Means of Grace & My Mom
Preached at Decatur First United Methodist Church, Decatur, GA
on January 4, 2025
Luke 24: 13 - 35 (NRSVU)
Now on that same day two of them were going to a village called Emmaus, about seven miles from Jerusalem, and talking with each other about all these things that had happened. While they were talking and discussing, Jesus himself came near and went with them, but their eyes were kept from recognizing him. And he said to them, “What are you discussing with each other while you walk along?” They stood still, looking sad. Then one of them, whose name was Cleopas, answered him, “Are you the only stranger in Jerusalem who does not know the things that have taken place there in these days?” He asked them, “What things?” They replied, “The things about Jesus of Nazareth, who was a prophet mighty in deed and word before God and all the people, and how our chief priests and leaders handed him over to be condemned to death and crucified him. But we had hoped that he was the one to redeem Israel. Yes, and besides all this, it is now the third day since these things took place. Moreover, some women of our group astounded us. They were at the tomb early this morning, and when they did not find his body there they came back and told us that they had indeed seen a vision of angels who said that he was alive. Some of those who were with us went to the tomb and found it just as the women had said, but they did not see him.” Then he said to them, “Oh, how foolish you are and how slow of heart to believe all that the prophets have declared! Was it not necessary that the Messiah should suffer these things and then enter into his glory?” Then beginning with Moses and all the prophets, he interpreted to them the things about himself in all the scriptures.

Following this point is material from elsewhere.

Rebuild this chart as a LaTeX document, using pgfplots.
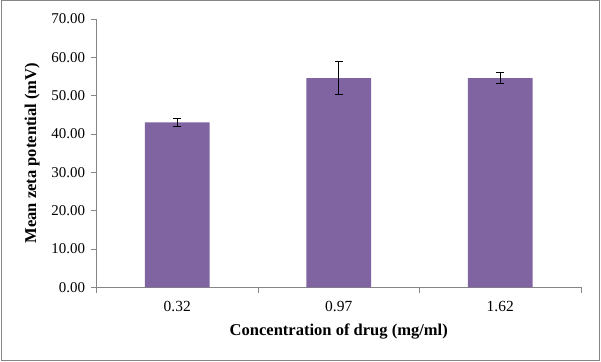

As they came near the village to which they were going, he walked ahead as if he were going on. But they urged him strongly, saying, “Stay with us, because it is almost evening and the day is now nearly over.” So he went in to stay with them. When he was at the table with them, he took bread, blessed and broke it, and gave it to them. Then their eyes were opened, and they recognized him, and he vanished from their sight. They said to each other, “Were not our hearts burning within us while he was talking to us on the road, while he was opening the scriptures to us?” That same hour they got up and returned to Jerusalem, and they found the eleven and their companions gathered together. They were saying, “The Lord has risen indeed, and he has appeared to Simon!” Then they told what had happened on the road and how he had been made known to them in the breaking of the bread.
There’s no shortage of good things to say about my mom. Joann Frances Webber Watts was accomplished personally and professionally — she was an award winning educator, with gifts not only for teaching in the classroom, but also for school administration, and those are not the same set of skills. She was a faithful daughter, sister, wife, mother and aunt. She took all of those roles seriously. She was a good neighbor - literally and in the spirit of the good samaritan that Jesus described. She was ambitious in her service to the church and her community, finding creative ways to live into the kingdom of heaven, and never failing to say yes when asked to serve. We could spend all day saying good things about my mom, but as we gather to celebrate the goodness of God and a life well-lived, I want to start with Coffee.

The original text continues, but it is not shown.